Confinement of rotating convection by a laterally varying magnetic field

Abstract: Spherical shell dynamo models based on rotating convection show that the flow within the tangent cylinder is dominated by an off-axis plume that extends from the inner core boundary to high latitudes and drifts westward. Earlier studies explained the formation of such a plume in terms of the effect of a uniform axial magnetic field that significantly increases the lengthscale of convection in a rotating plane layer. However, rapidly rotating dynamo simulations show that the magnetic field within the tangent cylinder has severe lateral inhomogeneities that may influence the onset of an isolated plume. Increasing the rotation rate in our dynamo simulations (by decreasing the Ekman number $E$) produces progressively thinner plumes that appear to seek out the location where the field is strongest. Motivated by this result, we examine the linear onset of convection in a rapidly rotating fluid layer subject to a laterally varying axial magnetic field. A cartesian geometry is chosen where the finite dimensions $(x,z)$ mimic $(\phi,z)$ in cylindrical coordinates.

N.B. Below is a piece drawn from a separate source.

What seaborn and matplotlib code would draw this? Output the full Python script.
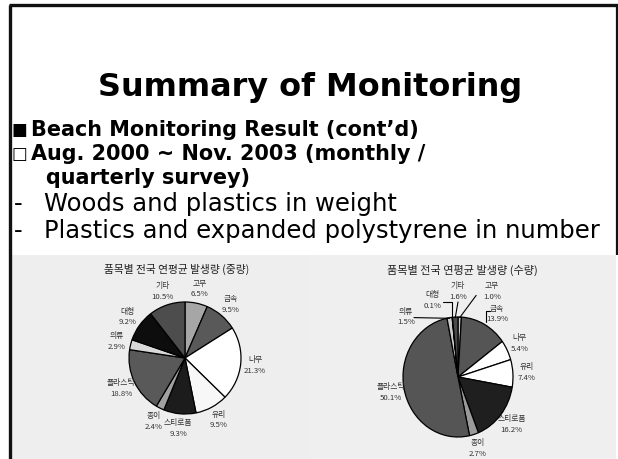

The lateral inhomogeneity of the field gives rise to a unique mode of instability where convection is entirely confined to the peak-field region. The localization of the flow by the magnetic field occurs even when the field strength (measured by the Elsasser number $\varLambda$) is small and viscosity controls the smallest lengthscale of convection. The lowest Rayleigh number at which an isolated plume appears within the tangent cylinder in spherical shell dynamo simulations agrees closely with the viscous-mode Rayleigh number in the plane layer linear magnetoconvection model. The localized excitation of viscous-mode convection by a laterally varying magnetic field provides a mechanism for the formation of isolated plumes within Earth's tangent cylinder.